Computational Elucidation of Elastic Percolation Threshold in Isotropic and Anisotropic Microstructures with Voronoi Tessellation

Abstract

In this paper, the mechanical properties of randomly shaped microstructures containing two different elastic materials are investigated. Representative volume elements (RVE) containing random tessellations were created using a random generating procedure. The procedure divides the RVE surface by Voronoi tessellations and the elastic behavior of the surface is analyzed under tensile and shear deformations using the finite element method (FEM). Components of stress tensor for each element obtained from FE analysis were used to compute the overall elastic properties of the microstructure.
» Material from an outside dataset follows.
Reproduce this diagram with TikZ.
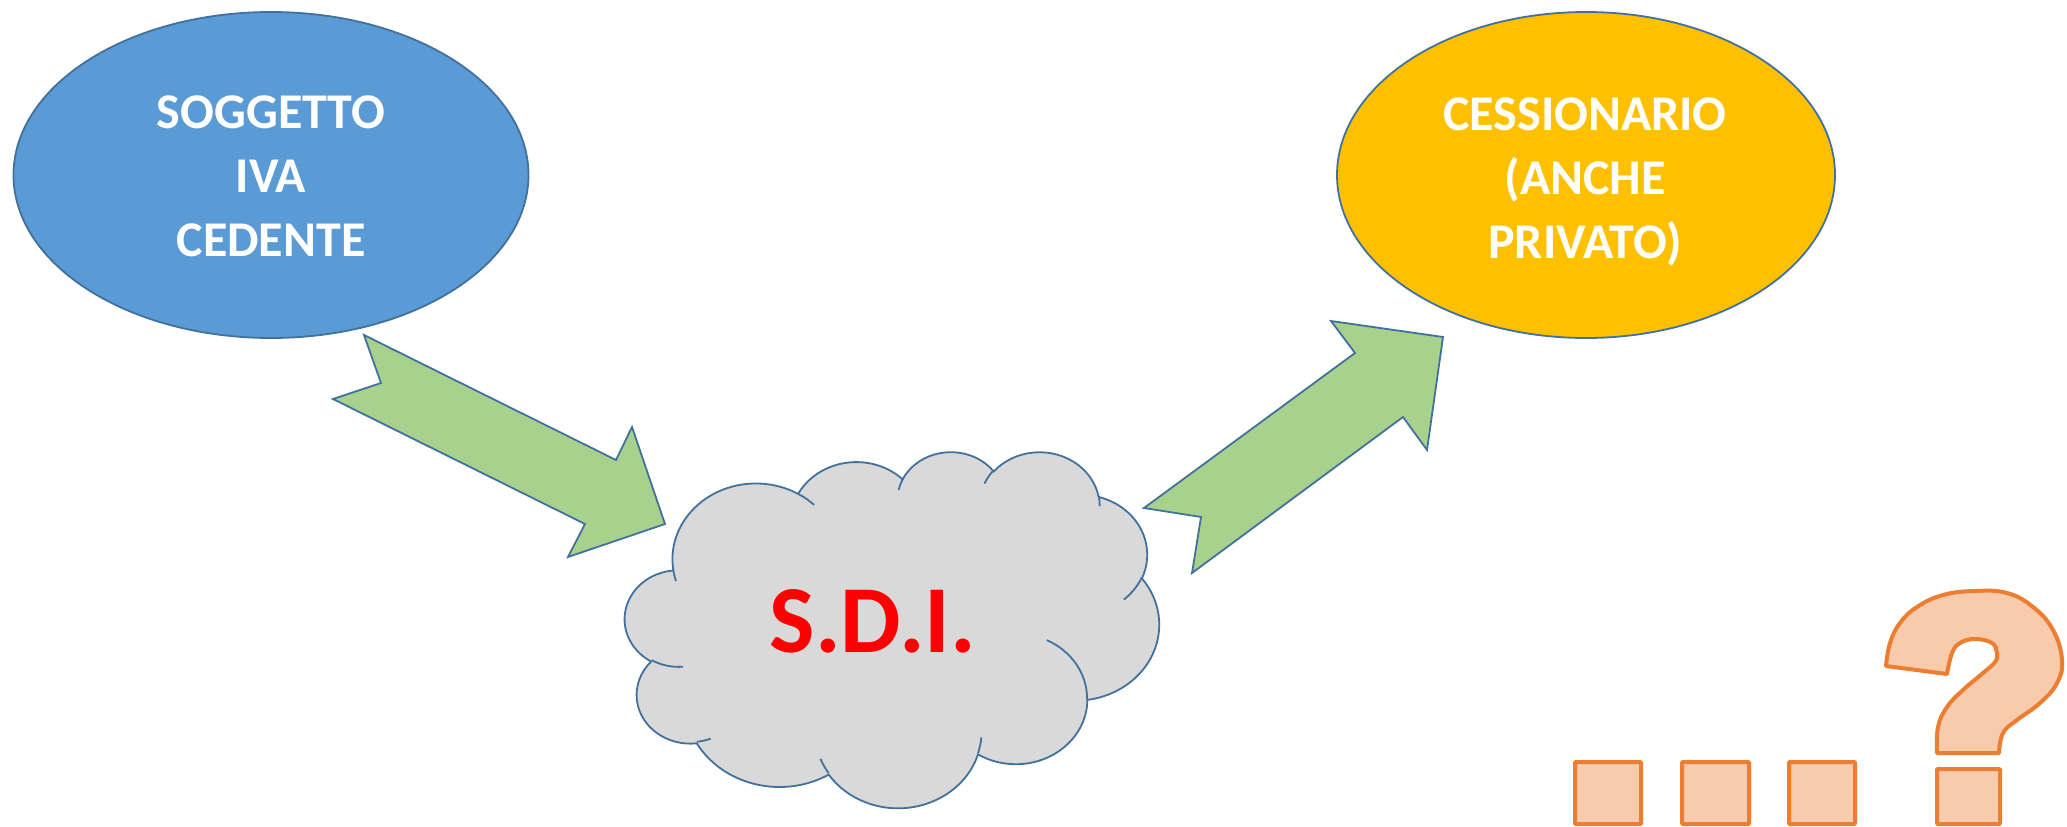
\documentclass[tikz,border=0pt]{standalone}
\usepackage{fontspec}
\setmainfont{Carlito}
\usetikzlibrary{shapes.geometric}
\definecolor{edge}{HTML}{41719C}
\definecolor{blueF}{HTML}{5B9BD5}
\definecolor{goldF}{HTML}{FFC000}
\definecolor{greenF}{HTML}{A9D18E}
\definecolor{cloudF}{HTML}{D9D9D9}
\definecolor{orgE}{HTML}{ED7D31}
\definecolor{orgF}{HTML}{F8CBAD}
\definecolor{sdired}{HTML}{FF0000}
% OOXML-style arcTo: #1 = wR, #2 = hR, #3 = start angle, #4 = sweep (degrees)
\newcommand\ooarc[4]{arc[start angle={atan2((#1)*sin(#3),(#2)*cos(#3))},
  delta angle={mod(atan2((#1)*sin((#3)+(#4)),(#2)*cos((#3)+(#4)))-atan2((#1)*sin(#3),(#2)*cos(#3))+720,360)},
  x radius=#1, y radius=#2]}
\begin{document}
\begin{tikzpicture}[x=1pt,y=-1pt,
  shp/.style={draw=edge, line width=1.8pt},
  ell/.style={ellipse, shp, inner sep=0pt},
  lbl/.style={text=white, font=\bfseries\fontsize{50}{64}\selectfont, align=center, inner sep=0pt},
  sditxt/.style={text=sdired, font=\bfseries\fontsize{96}{110}\selectfont, inner sep=0pt, anchor=base},
  arr/.style={shp, fill=greenF},
  qbox/.style={draw=orgE, fill=orgF, line width=4pt, rounded corners=1pt},
  qmark/.style={draw=orgE, fill=orgF, line width=4pt, line join=round}]
\useasboundingbox (0,0) rectangle (2067,827);
\fill[white] (0,0) rectangle (2067,827);

% ellipses
\node[ell, fill=blueF, minimum width=515pt, minimum height=326pt] (cedente) at (271,175) {};
\node[lbl] (cedtxt) at (271,176.5) {SOGGETTO\\IVA\\CEDENTE};
\node[ell, fill=goldF, minimum width=498pt, minimum height=326pt] (cessionario) at (1586,175) {};
\node[lbl] (cestxt) at (1585,181.5) {CESSIONARIO\\(ANCHE\\PRIVATO)};

% notched arrows
\draw[arr] (364,335) -- (616,460) -- (632,427) -- (665,524) -- (568,557) -- (585,524) -- (333,399) -- (381,383) -- cycle;
\draw[arr] (1144,508) -- (1355,353) -- (1331,321) -- (1443,337) -- (1427,450) -- (1403,417) -- (1192,573) -- (1201,517) -- cycle;

% cloud
\begin{scope}[shift={(625pt,-451pt)}, x=0.12361pt, y=-0.08241pt]
\draw[shp, fill=cloudF] (390,1437)
  \ooarc{675.3}{919}{-190.48748}{123.78053}
  \ooarc{533.3}{726.7}{-144.10238}{89.94523}
  \ooarc{436.5}{594.5}{-145.80792}{99.72302}
  \ooarc{485.7}{659.5}{-130.98607}{117.24173}
  \ooarc{533.3}{727.3}{-78.70888}{109.02692}
  \ooarc{677.5}{922}{-46.26725}{130.269}
  \ooarc{578.5}{786.7}{0.62502}{114.03333}
  \ooarc{675.2}{921.5}{22.4516}{115.17255}
  \ooarc{772}{1054.3}{66.24263}{75.71102}
  \ooarc{436}{591.8}{-274.94208}{146.73557}
  \ooarc{434.5}{594.5}{-246.8285}{152.51885}
  -- cycle;
\draw[shp]
  (469.3,2617.7) \ooarc{434.5}{594.5}{86.742}{26.4295}
  (692.8,3489.9) \ooarc{436}{591.8}{73.61047}{11.44747}
  (1647.8,3909.0) \ooarc{675.2}{921.5}{137.62415}{14.0811}
  (2882.7,3475.1) \ooarc{675.2}{921.5}{6.45327}{15.99835}
  (3412.9,2295.4) \ooarc{578.5}{786.7}{-70.29235}{70.91737}
  (4179.8,1535.4) \ooarc{533.3}{727.3}{30.31803}{27.7515}
  (3832.4,542.6) \ooarc{485.7}{659.5}{-13.74433}{14.8589}
  (2907.8,395.2) \ooarc{485.7}{659.5}{-149.18145}{18.19537}
  (2214.1,472.0) \ooarc{436.5}{594.5}{-163.49427}{17.68635}
  (1400.0,519.2) \ooarc{675.3}{919}{-66.70695}{12.31935}
  (412.7,1578.9) \ooarc{675.3}{919}{157.65435}{11.85817};
\end{scope}
\node[sditxt] (sdi) at (873,652) {S.D.I.};

% squares and question mark
\draw[qbox] (1575,762) rectangle (1641,824);
\draw[qbox] (1682,762) rectangle (1749,824);
\draw[qbox] (1789,762) rectangle (1855,824);
\draw[qbox] (1937,769) rectangle (2000,824);
\draw[qmark] (1886,666) -- plot[smooth, tension=0.7] coordinates {(1886,666) (1890,643) (1900,623) (1917,607) (1943,595) (1975,591) (2007,593) (2033,607) (2053,630) (2062,660) (2057,683) (2040,703) (2017,720) (2003,733) (1999,753)}
  -- (1937,753) -- plot[smooth, tension=0.7] coordinates {(1937,753) (1938,727) (1947,707) (1963,690) (1983,673) (1995,662) (1997,653) (1992,643) (1975,639) (1960,643) (1952,653) (1947,674)}
  -- cycle;
\end{tikzpicture}
\end{document}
Percolation threshold was defined based on the instantaneous gradient of the tensile and shear modulus diagrams. Numerical results reveal that the percolation thresholds in tensile and shear modes for isotropic RVE are almost the same while there is a remarkable difference between percolation thresholds for an anisotropic case. Furthermore, in the procedure performed in this study, a distinct inconsistency in elastic properties of anisotropic microstructure in longitudinal and transverse directions is observed. The mentioned method presents a paradigmatic overview for generating random isotropic and anisotropic tessellations with different aspect ratios on microstructures and evaluating their overall properties and percolation limit for them.